Wragg Sykes may spend her days immersed in the minutiae of Neanderthal technology but the technological advances of her own species are a boon to her work. In particular, advances in the treatment of material prior to radiocarbon dating are resolving finer and finer dates. Artefacts once considered all the same age are now found to be thousands of years apart. And DNA can now be extracted from ever-older remains (a recent Nature paper reported DNA extracted from a 400,000 year old fossil hominin from a cave in Spain). “In the past five years they’ve been throwing data at us almost faster than we can process it,” she says. It’s also possible now to track the migration and diets of humans using natural tracers. The element strontium exists in different isotopic forms in different rocks. It is also taken up into the body replacing the calcium in the enamel of an infant’s developing teeth. So the strontium “signature” of a fossil tooth can identify the geology of the place where the person spent the first few years of their life. It may be quite a distance from where their bones end up being buried.
I want people to understand how dynamic human evolution research is.
Wragg Sykes is particularly interested in investigating how far Neanderthals travelled. Recent analysis of leg musculature suggests they were very mobile.
Ice cores and other evidence such as ancient pollen reveal that the Neanderthals’ environment fluctuated widely over time, including climates as warm as today. It also covered a huge variety of terrain. Wragg Sykes is eager to explore how this affected Neanderthals. “I want people to understand how dynamic human evolution research is.
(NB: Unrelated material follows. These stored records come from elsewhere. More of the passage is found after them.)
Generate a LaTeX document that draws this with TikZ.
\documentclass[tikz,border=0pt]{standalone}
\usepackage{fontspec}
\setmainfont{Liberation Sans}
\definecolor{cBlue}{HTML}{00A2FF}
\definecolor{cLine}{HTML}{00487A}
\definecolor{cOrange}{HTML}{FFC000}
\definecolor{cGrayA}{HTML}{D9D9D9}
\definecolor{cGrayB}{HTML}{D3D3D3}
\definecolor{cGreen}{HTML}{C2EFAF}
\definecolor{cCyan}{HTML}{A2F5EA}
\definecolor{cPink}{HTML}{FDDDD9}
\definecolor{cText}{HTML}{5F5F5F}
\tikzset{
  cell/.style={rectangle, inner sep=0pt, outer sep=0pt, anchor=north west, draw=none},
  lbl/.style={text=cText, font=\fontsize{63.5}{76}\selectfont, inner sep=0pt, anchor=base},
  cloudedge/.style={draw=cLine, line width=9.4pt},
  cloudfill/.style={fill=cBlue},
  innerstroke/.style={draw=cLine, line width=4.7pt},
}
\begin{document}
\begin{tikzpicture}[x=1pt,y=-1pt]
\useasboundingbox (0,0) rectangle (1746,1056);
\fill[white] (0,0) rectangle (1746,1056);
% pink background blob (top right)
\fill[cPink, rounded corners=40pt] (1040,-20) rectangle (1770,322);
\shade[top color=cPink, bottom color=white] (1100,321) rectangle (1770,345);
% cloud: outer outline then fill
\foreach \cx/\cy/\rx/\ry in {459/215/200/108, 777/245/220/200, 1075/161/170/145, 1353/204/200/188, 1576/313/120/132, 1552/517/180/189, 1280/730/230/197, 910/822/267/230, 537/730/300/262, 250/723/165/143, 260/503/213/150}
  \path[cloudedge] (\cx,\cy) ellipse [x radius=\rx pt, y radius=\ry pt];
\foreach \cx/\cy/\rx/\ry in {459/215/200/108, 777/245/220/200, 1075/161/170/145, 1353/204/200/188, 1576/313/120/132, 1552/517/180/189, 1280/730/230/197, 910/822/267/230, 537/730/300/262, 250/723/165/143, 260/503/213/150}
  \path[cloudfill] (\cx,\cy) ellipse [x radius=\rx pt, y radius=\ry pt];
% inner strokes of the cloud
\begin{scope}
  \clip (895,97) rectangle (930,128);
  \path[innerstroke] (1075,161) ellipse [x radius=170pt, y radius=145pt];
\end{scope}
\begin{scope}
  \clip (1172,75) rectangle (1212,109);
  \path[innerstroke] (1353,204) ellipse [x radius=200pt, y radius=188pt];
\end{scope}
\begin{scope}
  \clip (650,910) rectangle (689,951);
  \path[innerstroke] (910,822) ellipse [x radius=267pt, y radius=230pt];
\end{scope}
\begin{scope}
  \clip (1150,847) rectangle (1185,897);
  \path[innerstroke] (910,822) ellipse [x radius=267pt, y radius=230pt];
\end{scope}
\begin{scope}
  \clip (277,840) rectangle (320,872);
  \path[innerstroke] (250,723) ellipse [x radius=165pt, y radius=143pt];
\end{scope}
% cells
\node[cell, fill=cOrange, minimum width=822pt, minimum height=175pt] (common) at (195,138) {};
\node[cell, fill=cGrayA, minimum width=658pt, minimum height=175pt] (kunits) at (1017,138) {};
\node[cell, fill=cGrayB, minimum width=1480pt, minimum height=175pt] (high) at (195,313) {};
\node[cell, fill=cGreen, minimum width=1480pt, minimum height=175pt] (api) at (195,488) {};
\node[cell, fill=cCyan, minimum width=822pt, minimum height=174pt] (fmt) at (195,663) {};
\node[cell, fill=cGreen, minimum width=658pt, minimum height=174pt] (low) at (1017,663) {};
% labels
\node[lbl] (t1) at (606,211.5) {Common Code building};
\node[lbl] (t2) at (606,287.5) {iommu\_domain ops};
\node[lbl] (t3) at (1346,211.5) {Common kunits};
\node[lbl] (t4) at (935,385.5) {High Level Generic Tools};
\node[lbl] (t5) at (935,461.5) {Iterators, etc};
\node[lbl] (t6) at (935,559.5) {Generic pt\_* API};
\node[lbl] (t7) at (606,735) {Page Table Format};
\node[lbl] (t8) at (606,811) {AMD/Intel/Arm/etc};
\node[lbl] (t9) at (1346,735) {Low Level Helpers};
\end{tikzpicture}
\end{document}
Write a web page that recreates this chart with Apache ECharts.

You have to have an open mind,” she says.
There will always be those who underplay the technological and cognitive powers of Neanderthals. “Some people have entrenched opinions and I wonder what level of proof is required – a Neanderthal dug up with a sign round its neck saying ‘I made this’?” says Wragg Sykes. But she thinks many recent finds point to Neanderthal ingenuity.
These include a collection of bone tools interpreted as lissoirs, or burnishers. The discovery in southwest France by a team led by Marie Soressi of Leipzig’s Max Planck Institute is some of the earliest evidence of a specialised bone industry. Extraordinarily, the slender tool form with a rounded tip used for softening hide is still in use by leather workers today.
Neanderthals also used fire for a range of uses, a practice Wragg Sykes explores as part of her contribution to an up-coming book on Neanderthal cognition, discussing their use of birch bark to create pitch. The process involved “cooking” the bark for several hours in a low-oxygen environment (possibly a pit or under a stone in the fire) until the sticky pitch was produced. This was used to secure two parts of a tool together, a process known as hafting. It is one of the major milestones in the evolution of technology.
Findings like this should help improve the Neanderthal’s still lamentable public image as what she terms “the losers of the Ice Age”. “I’m amazed that there’s not been more fuss, as it’s the first synthetic material ever made and it’s Neanderthals that did it,” she says enthusiastically.
Wragg Sykes’ passion for her subject is evident on her blog “The Rocks Remain”.
Another passion – bird-watching – is being turned into a book, Dawn Chorus in Eden, to be published in 2016.
And after more than a decade following their tracks, have Neanderthals become real for her?
“Neanderthals are endlessly fascinating because they don’t let you get complacent; sometimes they can seem really familiar, other times I feel like they were living in ways quite alien to us. Each time we add to our knowledge, it shifts things, sometimes confirming what I think they were like, other times challenging that.”